The importance of trust in sustainable community development
Next, Andrea describes the organization structure supporting multiple mobile home park cooperatives and worker-owned enterprises to flourish together. Beyond the technical side, PODER Emma emphasizes the indispensable role of ‘soft’ cultural organizing in strengthening bonds of trust crucial for long-term cooperation.

The cultural organizing —the continuing to build trust amongst neighbors — and the economic development had to go hand in hand…
[I]t takes such strong relationships to dare to build businesses and enterprises and own property together and to be neighbors and govern the mobile home parks that you live in…. we knew that we really had to work hard to invest in both, and to really link them together.
…[W]hat we did was bring together all the different grassroots efforts in our neighborhood to share one kind of like back office team to add capacity, and to share one 501c3 status, because we knew that we didn’t want our community to be in competition with each other…

Unlocking the potential of non-extractive capital
Given the early successes of their economic cooperation, PODER Emma came up against the need for access to patient forms of capital. Partnering with the national financial cooperative Seed Commons, they realized that the healthy cooperatives could, in a sense, be their ‘own lender.’

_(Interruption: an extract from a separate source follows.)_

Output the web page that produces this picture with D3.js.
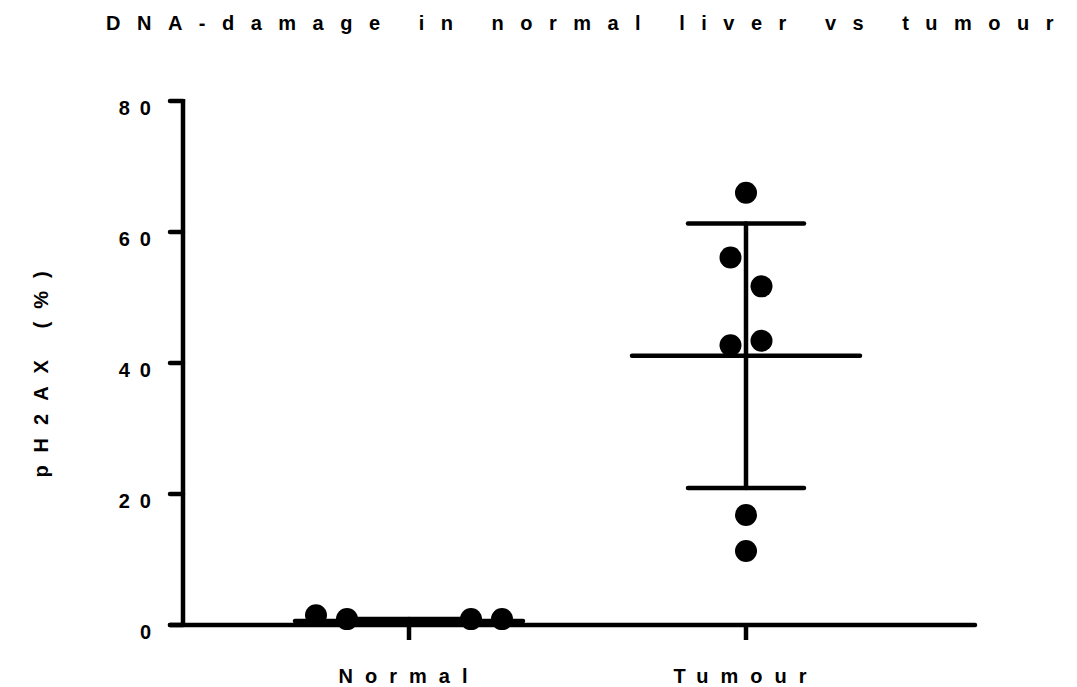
<!DOCTYPE html>
<html>
<head>
<meta charset="utf-8">
<script src="https://cdn.jsdelivr.net/npm/d3@7"></script>
<style>
  body { margin: 0; background: #fff; }
  text { font-family: "Liberation Sans", Arial, sans-serif; font-weight: bold; fill: #000; }
</style>
</head>
<body>
<div id="chart"></div>
<script>
// groups on the x axis
const groups = ["Normal", "Tumour"];

// individual values per group, with their side-by-side slot (GraphPad style scatter)
const normalValues = [1.5, 0.9, 0.9, 0.9];
const normalSlots  = [-3, -2, 2, 3];
const tumourValues = [66.0, 56.1, 51.7, 42.7, 43.4, 16.8, 11.3];
const tumourSlots  = [0, -0.5, 0.5, -0.5, 0.5, 0, 0];

// mean and SD
const means = [0.6, 41.1];
const sds   = [0.3, 20.2];

const yTicks = [0, 20, 40, 60, 80];

const title = "DNA-damage in normal liver vs tumour";
const yTitle = "pH2AX (%)";

const W = 1077, H = 687;
const slotStep = 31;      // px between scatter slots
const dotR = 11;
const meanHalf = 114;     // half width of the mean line
const capHalf = 58;       // half width of the SD caps
const lw = 4.5;

const svg = d3.select("#chart")
  .append("svg")
  .attr("width", W)
  .attr("height", H);

const x = d3.scalePoint()
  .domain(groups)
  .range([409, 746]);

const y = d3.scaleLinear()
  .domain([0, 80])
  .range([625, 101]);

// TITLE
svg.append("text")
  .attr("x", 106)
  .attr("y", 30)
  .style("font-size", "20px")
  .style("letter-spacing", "16.5px")
  .text(title);

// Y AXIS
const yAxis = svg.append("g");
yAxis.append("line")
  .attr("x1", 183).attr("x2", 183)
  .attr("y1", y(80) - 2).attr("y2", y(0) + 2)
  .attr("stroke", "#000").attr("stroke-width", lw);
yAxis.selectAll(".ytick")
  .data(yTicks)
  .enter()
  .append("line")
  .attr("x1", 170).attr("x2", 183)
  .attr("y1", d => y(d)).attr("y2", d => y(d))
  .attr("stroke", "#000").attr("stroke-width", lw)
  .attr("stroke-linecap", "round");
yAxis.selectAll(".ylab")
  .data(yTicks)
  .enter()
  .append("text")
  .attr("x", 161)
  .attr("y", d => y(d) + 14)
  .attr("text-anchor", "end")
  .style("font-size", "20px")
  .style("letter-spacing", "10px")
  .text(d => d);

// Y AXIS LABEL
svg.append("text")
  .attr("transform", `translate(48, ${368}) rotate(-90)`)
  .attr("text-anchor", "middle")
  .style("font-size", "20px")
  .style("letter-spacing", "13px")
  .text(yTitle);

// X AXIS
const xAxis = svg.append("g");
xAxis.append("line")
  .attr("x1", 170).attr("x2", 975)
  .attr("y1", y(0)).attr("y2", y(0))
  .attr("stroke", "#000").attr("stroke-width", lw)
  .attr("stroke-linecap", "round");
xAxis.selectAll(".xtick")
  .data(groups)
  .enter()
  .append("line")
  .attr("x1", d => x(d)).attr("x2", d => x(d))
  .attr("y1", y(0)).attr("y2", y(0) + 15)
  .attr("stroke", "#000").attr("stroke-width", lw);
xAxis.selectAll(".xlab")
  .data(groups)
  .enter()
  .append("text")
  .attr("x", d => x(d))
  .attr("y", 683)
  .attr("text-anchor", "middle")
  .style("font-size", "20px")
  .style("letter-spacing", "12px")
  .text(d => d);

// POINTS
const points = [];
normalValues.forEach((v, i) => points.push({ g: "Normal", v: v, s: normalSlots[i] }));
tumourValues.forEach((v, i) => points.push({ g: "Tumour", v: v, s: tumourSlots[i] }));

svg.selectAll(".dot")
  .data(points)
  .enter()
  .append("circle")
  .attr("class", "dot")
  .attr("cx", d => x(d.g) + d.s * slotStep)
  .attr("cy", d => y(d.v))
  .attr("r", dotR)
  .attr("fill", "#000");

// MEAN AND SD
const stats = groups.map((g, i) => ({ g: g, m: means[i], sd: sds[i] }));
const err = svg.selectAll(".err")
  .data(stats)
  .enter()
  .append("g")
  .attr("stroke", "#000")
  .attr("stroke-width", lw)
  .attr("stroke-linecap", "round");

err.append("line")
  .attr("x1", d => x(d.g)).attr("x2", d => x(d.g))
  .attr("y1", d => y(d.m + d.sd)).attr("y2", d => y(d.m - d.sd));
err.append("line")
  .attr("x1", d => x(d.g) - meanHalf).attr("x2", d => x(d.g) + meanHalf)
  .attr("y1", d => y(d.m)).attr("y2", d => y(d.m));
err.append("line")
  .attr("x1", d => x(d.g) - capHalf).attr("x2", d => x(d.g) + capHalf)
  .attr("y1", d => y(d.m + d.sd)).attr("y2", d => y(d.m + d.sd));
err.append("line")
  .attr("x1", d => x(d.g) - capHalf).attr("x2", d => x(d.g) + capHalf)
  .attr("y1", d => y(d.m - d.sd)).attr("y2", d => y(d.m - d.sd));
</script>
</body>
</html>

As our housing cooperative was having success and our worker cooperative was having success… we very quickly realized that, without access to capital, they were going to stay these small, beautiful kind of experiments that were going to be very hard to do more of around our neighborhood… 
…Asking everyone you know for $500, and asking hundreds of people, is not a replicable model… So we set out to look both locally and nationally for someone that would partner with us, and it was really really hard because we were just told time and time again: ‘what y’all are trying to do is not going to work…’
After several years we were so fortunate to connect to Seed Commons, a national financial cooperative that works with communities. We were like: ‘We live in mobile home parks and we want to protect them but it’s going to take all this money,’ and they worked with us and they said: ‘We think y’all could become your own lenders: you could do this!’ 

Weaving a long-term vision for community well-being
Andrea concludes by discussing Emma’s recently-authored twenty-five year vision. A culmination of a deep collective process, the vision statement includes three key points, starting with PODER Emma’s commitment to overcoming the threat of displacement:

25 years from now, we will no longer be fearful of being displaced…
Second, our community as a whole will have access to non-extractive capital —money that does not do more harm than good… that allows you to build what you envision — and not only will we have access, but we will know how to use it strategically to create community well-being. And that’s a really important concept because, that’s different than individual access to capital to pull your family forward. It’s such a powerful vision to create community well-being through capital. 
Third, that our worker co-ops [will] have created enough economic stability that there is well-being for generations to come for families in our neighborhoods. So that’s our 25 year vision…

By organizing at human scale, Andrea reminds us, we may draw on deeper reserves of love and conviction — resources needed in an increasingly uncertain future.

PODER Emma’s example is a timely and inspiring one; we do hope you’ll share it.